AT&T last week began touting new IP service-level agreements that constitute some of the strongest performance guarantees available.

The carrier’s revised SLAs guarantee that its IP services, including standard dedicated Internet access and IP VPN services, will be available at least 99.999% of the time. It also is promises that packet delivery will be at least 99.9% and latency will not exceed 39 millisec on average, per month.

Competitors will be forced to take notice, says Kate Gerwig, principal analyst for business network services at Current Analysis. “Especially for commodity services like dedicated IP. What else is there to differentiate on other than network performance and SLAs?” Gerwig asks.

Business customers continue to look to SLAs as a means of comparing providers.

“SLAs are extremely important when purchasing IP services,” says Jason Hittleman, IT director at RKA Petroleum in Romulus, Mich. “For RKA Petroleum Companies, service availability is the most important SLA, since redundant circuits are not always an option.”

RKA is not alone according to analysts.”SLAs consistently rank high in provider selection criteria,” says David Parks, a senior analyst at The Yankee Group.

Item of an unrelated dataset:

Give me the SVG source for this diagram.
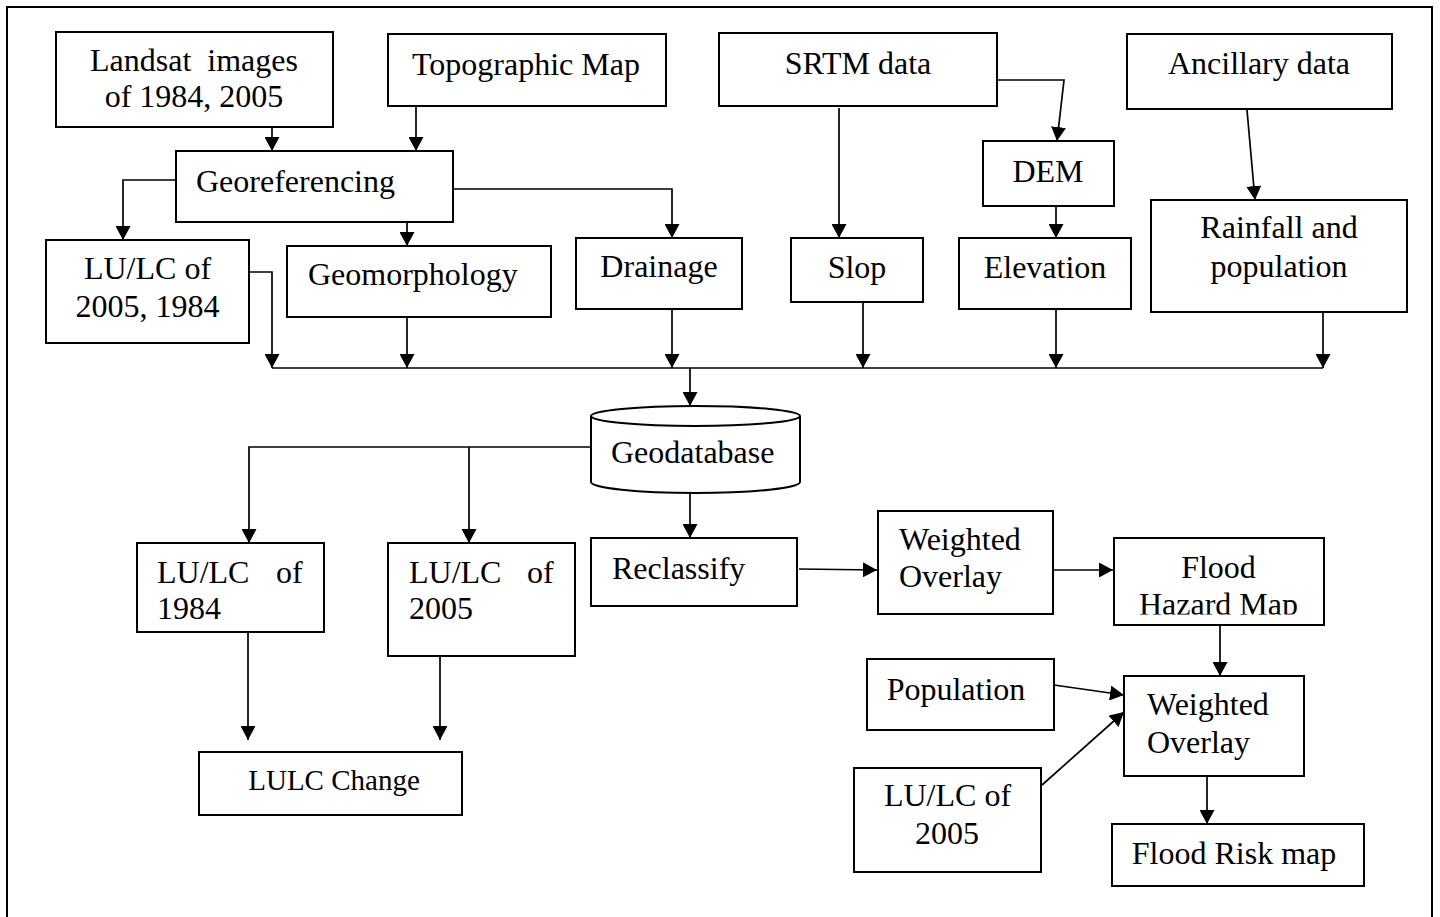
<svg xmlns="http://www.w3.org/2000/svg" width="1440" height="917" viewBox="0 0 1440 917">
<style>
.box{fill:#fff;stroke:#000;stroke-width:2}
.t{font-family:"Liberation Serif","Times New Roman",serif;font-size:32px;fill:#000}
.c{text-anchor:middle}
.ln{fill:none;stroke:#000;stroke-width:1.7}
.ar{marker-end:url(#ah)}
</style>
<defs>
<marker id="ah" markerUnits="userSpaceOnUse" markerWidth="14" markerHeight="15" viewBox="0 0 14 15" refX="14" refY="7.5" orient="auto">
<path d="M0,0 L14,7.5 L0,15 z" fill="#000"/>
</marker>
<clipPath id="fhmclip"><rect x="1114" y="538" width="210" height="76.5"/></clipPath>
</defs>
<rect x="0" y="0" width="1440" height="917" fill="#fff"/>
<path d="M7,917 V7 H1432 V917" fill="none" stroke="#000" stroke-width="2"/>

<g id="connectors">
<path class="ln ar" d="M272,127 V151"/>
<path class="ln ar" d="M416,103 V151"/>
<path class="ln ar" d="M176,180 H123 V240"/>
<path class="ln ar" d="M407,222 V246"/>
<path class="ln ar" d="M453,189 H672 V238"/>
<path class="ln ar" d="M839,108 V238"/>
<path class="ln ar" d="M992,80 H1064 L1057,141"/>
<path class="ln ar" d="M1056,206 V238"/>
<path class="ln ar" d="M1247,110 L1255,200"/>
<path class="ln ar" d="M247,272 H272 V368"/>
<path class="ln ar" d="M407,317 V368"/>
<path class="ln ar" d="M672,302 V368"/>
<path class="ln ar" d="M863,302 V368"/>
<path class="ln ar" d="M1056,302 V368"/>
<path class="ln ar" d="M1323,312 V368"/>
<path class="ln" d="M272,368 H1323"/>
<path class="ln ar" d="M690,368 V406"/>
<path class="ln ar" d="M595,447 H249 V543"/>
<path class="ln ar" d="M469,447 V543"/>
<path class="ln ar" d="M690,493 V538"/>
<path class="ln ar" d="M248,632 V740"/>
<path class="ln ar" d="M440,656 V740"/>
<path class="ln ar" d="M799,569 L877,570"/>
<path class="ln ar" d="M1053,570 H1113"/>
<path class="ln ar" d="M1220,625 V676"/>
<path class="ln ar" d="M1054,685 L1124,695"/>
<path class="ln ar" d="M1042,785 L1124,712"/>
<path class="ln ar" d="M1207,776 V824"/>
</g>

<g id="landsat">
<rect class="box" x="56" y="32" width="277" height="95"/>
<text class="t c" xml:space="preserve" x="194" y="71">Landsat  images</text>
<text class="t c" x="194" y="107">of 1984, 2005</text>
</g>
<g id="topo">
<rect class="box" x="388" y="34" width="278" height="72"/>
<text class="t c" x="526" y="75">Topographic Map</text>
</g>
<g id="srtm">
<rect class="box" x="719" y="33" width="278" height="73"/>
<text class="t c" x="858" y="74">SRTM data</text>
</g>
<g id="ancillary">
<rect class="box" x="1127" y="34" width="265" height="75"/>
<text class="t c" x="1259" y="74">Ancillary data</text>
</g>
<g id="georef">
<rect class="box" x="176" y="151" width="277" height="71"/>
<text class="t" x="196" y="192">Georeferencing</text>
</g>
<g id="dem">
<rect class="box" x="983" y="141" width="131" height="65"/>
<text class="t c" x="1048" y="182">DEM</text>
</g>
<g id="lulc-both">
<rect class="box" x="46" y="240" width="203" height="103"/>
<text class="t c" x="147.5" y="279">LU/LC of</text>
<text class="t c" x="147.5" y="317">2005, 1984</text>
</g>
<g id="geomorph">
<rect class="box" x="287" y="246" width="264" height="71"/>
<text class="t" x="308" y="285">Geomorphology</text>
</g>
<g id="drainage">
<rect class="box" x="576" y="238" width="166" height="71"/>
<text class="t c" x="659" y="277">Drainage</text>
</g>
<g id="slop">
<rect class="box" x="791" y="238" width="132" height="64"/>
<text class="t c" x="857" y="278">Slop</text>
</g>
<g id="elevation">
<rect class="box" x="959" y="238" width="172" height="71"/>
<text class="t c" x="1045" y="278">Elevation</text>
</g>
<g id="rainfall">
<rect class="box" x="1151" y="200" width="256" height="112"/>
<text class="t c" x="1279" y="238">Rainfall and</text>
<text class="t c" x="1279" y="277">population</text>
</g>
<g id="geodatabase">
<path class="box" d="M591,416 V482 A104.5,11 0 0 0 800,482 V416"/>
<ellipse class="box" cx="695.5" cy="416" rx="104.5" ry="10"/>
<text class="t" x="611" y="463">Geodatabase</text>
</g>
<g id="lulc1984">
<rect class="box" x="137" y="543" width="187" height="89"/>
<text class="t" y="583"><tspan x="157">LU/LC</tspan><tspan x="276">of</tspan></text>
<text class="t" x="157" y="619">1984</text>
</g>
<g id="lulc2005">
<rect class="box" x="388" y="543" width="187" height="113"/>
<text class="t" y="583"><tspan x="409">LU/LC</tspan><tspan x="527">of</tspan></text>
<text class="t" x="409" y="619">2005</text>
</g>
<g id="reclassify">
<rect class="box" x="591" y="538" width="206" height="68"/>
<text class="t" x="612" y="579">Reclassify</text>
</g>
<g id="wo1">
<rect class="box" x="878" y="511" width="175" height="103"/>
<text class="t" x="899" y="550">Weighted</text>
<text class="t" x="899" y="587">Overlay</text>
</g>
<g id="fhm">
<rect class="box" x="1114" y="538" width="210" height="87"/>
<text class="t c" x="1218.5" y="578">Flood</text>
<text class="t c" x="1218.5" y="615" clip-path="url(#fhmclip)">Hazard Map</text>
</g>
<g id="lulc-change">
<rect class="box" x="199" y="752" width="263" height="63"/>
<text class="t c" x="334" y="790" style="font-size:29px">LULC Change</text>
</g>
<g id="population">
<rect class="box" x="867" y="659" width="187" height="71"/>
<text class="t c" x="956" y="700">Population</text>
</g>
<g id="wo2">
<rect class="box" x="1124" y="676" width="180" height="100"/>
<text class="t" x="1147" y="715">Weighted</text>
<text class="t" x="1147" y="753">Overlay</text>
</g>
<g id="lulc2005b">
<rect class="box" x="854" y="768" width="187" height="104"/>
<text class="t c" x="947.5" y="806">LU/LC of</text>
<text class="t c" x="947" y="844">2005</text>
</g>
<g id="frm">
<rect class="box" x="1112" y="824" width="252" height="62"/>
<text class="t c" x="1234" y="864">Flood Risk map</text>
</g>
</svg>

AT&T’s previous SLA offered a minimum packet-delivery guarantee of 99.3% and stated that latency would not exceed 60 millisec.

“Our previous metrics did not match network performance,” says Joe Faranetta, director of IP services at AT&T. “When performance and SLAs were mismatched like ours, you get raised eyebrows from customers.”

For more than two years, the carrier has been posting network performance on its customer Web portal, where customers could see that the carrier’s average latency did not exceed 35 millisec, he says.

While AT&T’s new SLAs are solid, the carrier is not leading the market with its service availability guarantee. MCI has offered a 100% service availability guarantee since 1999. But AT&T’s packet delivery and minimum latency SLAs are now the strongest of the major national providers.

AT&T also has improved its SLAs for IP services throughout the world. The carrier now guarantees latency will not exceed 90 millisec in Asia Pacific. And it is guaranteeing packet delivery of at least 99.8% in Europe.

The carrier also offers provisioning SLAs for all circuits in the U.S. The SLA says that T-1s will be provisioned within 30 calendar days. MCI guarantees T-1 provisioning within 45 business days.

And for the first time AT&T is offering a meantime-to-repair guarantee that says T-1 outages will be fixed in three hours or less.